Something no one else will mention is “Fludd” by Hilary Mantel. There’s a discussion about getting a nun from one place to another, but they cannot walk alone, so the one nun accompanies the other to her destination, but then she can’t walk back alone, so the other one has to come with, and then the other one cannot return alone, so the other one must come with…
I can write very funny, but it sort of pops out unbidden.
February 27, 2012 — 9:44 AM
Wordslinger1919 says:
How has Catch-22 not been mentioned yet? That was one of the funniest books I’ve ever read. The deadpan, ridiculous dialogue is hysterical.
Chris Moore is hilarious and Lamb, I think, is one of his better ones. I read You Suck awhile ago and wasn’t really impressed with it but I loved A Dirty Job.
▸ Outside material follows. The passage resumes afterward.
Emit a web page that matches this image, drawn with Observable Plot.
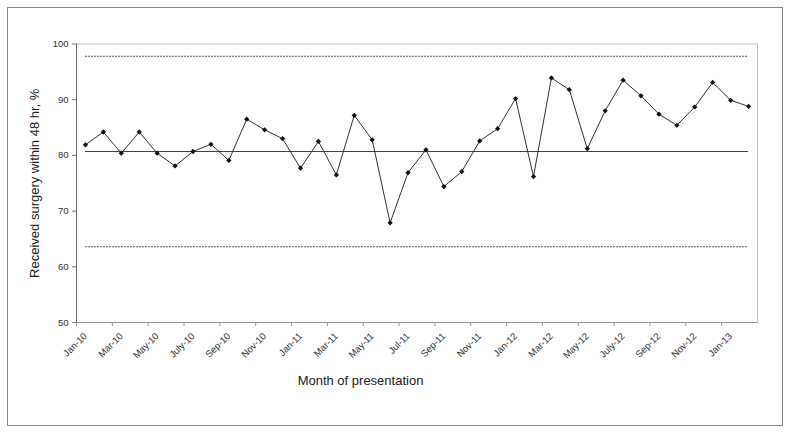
<!DOCTYPE html>
<html>
<head>
<meta charset="utf-8">
<script src="https://cdn.jsdelivr.net/npm/d3@7"></script>
<script src="https://cdn.jsdelivr.net/npm/@observablehq/plot@0.6"></script>
<style>
  html, body { margin: 0; padding: 0; background: #fff; }
  #wrap { position: relative; width: 790px; height: 433px; overflow: hidden; }
  #border { position: absolute; left: 7px; top: 7px; width: 776px; height: 419px; box-sizing: border-box; border: 1.5px solid #8a8a8a; pointer-events: none; }
  #chart { position: absolute; left: 0; top: 0; }
</style>
</head>
<body>
<div id="wrap"><div id="chart"></div><div id="border"></div></div>
<script>
const months = ["Jan-10","Feb-10","Mar-10","Apr-10","May-10","Jun-10","Jul-10","Aug-10","Sep-10","Oct-10","Nov-10","Dec-10",
  "Jan-11","Feb-11","Mar-11","Apr-11","May-11","Jun-11","Jul-11","Aug-11","Sep-11","Oct-11","Nov-11","Dec-11",
  "Jan-12","Feb-12","Mar-12","Apr-12","May-12","Jun-12","Jul-12","Aug-12","Sep-12","Oct-12","Nov-12","Dec-12",
  "Jan-13","Feb-13"];
const values = [81.9,84.2,80.4,84.2,80.4,78.1,80.7,82.0,79.1,86.5,
  84.6,83.0,77.7,82.5,76.5,87.2,82.8,67.9,76.9,81.0,
  74.4,77.1,82.6,84.8,90.2,76.2,93.9,91.8,81.2,88.0,
  93.5,90.7,87.4,85.4,88.7,93.1,89.9,88.8];
const tickLabels = ["Jan-10","Mar-10","May-10","July-10","Sep-10","Nov-10","Jan-11","Mar-11","May-11","Jul-11",
  "Sep-11","Nov-11","Jan-12","Mar-12","May-12","July-12","Sep-12","Nov-12","Jan-13"];
const yTicks = [50,60,70,80,90,100];
const centerLine = 80.7;
const controlLimits = [97.8, 63.6];
const yTitle = "Received surgery within 48 hr, %";
const xTitle = "Month of presentation";

const rows = months.map((m, i) => ({i: i + 0.5, month: m, value: values[i]}));
const labelPos = tickLabels.map((_, k) => 2 * k + 0.5);
const labelMap = new Map(labelPos.map((p, k) => [p, tickLabels[k]]));
const boundaries = tickLabels.map((_, k) => 2 * k);
const first = rows[0].i, last = rows[rows.length - 1].i;

const chart = Plot.plot({
  width: 790,
  height: 433,
  marginLeft: 76,
  marginRight: 33,
  marginTop: 43.5,
  marginBottom: 111,
  x: {domain: [0, months.length], axis: null},
  y: {domain: [50, 100], axis: null},
  style: {fontFamily: "'Liberation Sans', Arial, sans-serif", color: "#333", background: "transparent"},
  marks: [
    Plot.frame({stroke: "#c2c2c2"}),
    Plot.ruleX([0], {stroke: "#666"}),
    Plot.ruleY([50], {stroke: "#999"}),
    Plot.axisY({ticks: yTicks, tickSize: 4, tickPadding: 4, fontSize: 9.5, label: null, stroke: "#777"}),
    Plot.axisX({ticks: boundaries, tickSize: 4, text: null, label: null, stroke: "#999"}),
    Plot.axisX({ticks: labelPos, tickFormat: d => labelMap.get(d), tickSize: 0, tickPadding: 12, tickRotate: -45, fontSize: 9.5, label: null, fill: "#333"}),
    Plot.ruleY(controlLimits, {x1: first, x2: last, stroke: "#444", strokeWidth: 0.9, strokeDasharray: "2,1"}),
    Plot.ruleY([centerLine], {x1: first, x2: last, stroke: "#444", strokeWidth: 1}),
    Plot.line(rows, {x: "i", y: "value", stroke: "#333", strokeWidth: 1}),
    Plot.dot(rows, {x: "i", y: "value", symbol: "square", rotate: 45, r: 2.1, fill: "#111", stroke: "none"}),
    Plot.text([yTitle], {text: d => d, frameAnchor: "left", textAnchor: "middle", dx: -41.5, rotate: -90, fontSize: 13, fill: "#222"}),
    Plot.text([xTitle], {text: d => d, frameAnchor: "bottom", textAnchor: "middle", dx: -56.5, dy: 62, fontSize: 13, fill: "#222"})
  ]
});
document.getElementById("chart").appendChild(chart);
</script>
</body>
</html>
February 27, 2012 — 9:45 AM
David Hadley says:
I write funny stuff. (Try this: http://littlefrigginginthewold.blogspot.com/).
What I have learnt that funny is all about timing, on the page as much as it is anywhere else, stand-up, comedy TV, film and so on. You have to get the funny bit in exactly the right place for it to work.
Also some words are funny than others: weasels and badgers are funny, wolves and foxes aren’t, for example.
In short, it is all about precision – just see how the greatest ever funny writer P.G. Wodehouse uses exact language, precise language.
I suppose it is more akin to poetry than prose. The right word in the right place, rhythm, they matter as much in funny as they do in poetry.
February 27, 2012 — 9:55 AM
Amy Severson says:
I found the Dexter novels (that the Showtime series is based on) by Jeff Lindsay very funny. It’s a dark, dry humor, instead of laugh out loud, but sometimes I prefer that.
And, it’s not a novel, but I laughed my ass off reading Packing for Mars by Mary Roach. I’ve never before laughed so hard while at the same time learning so much.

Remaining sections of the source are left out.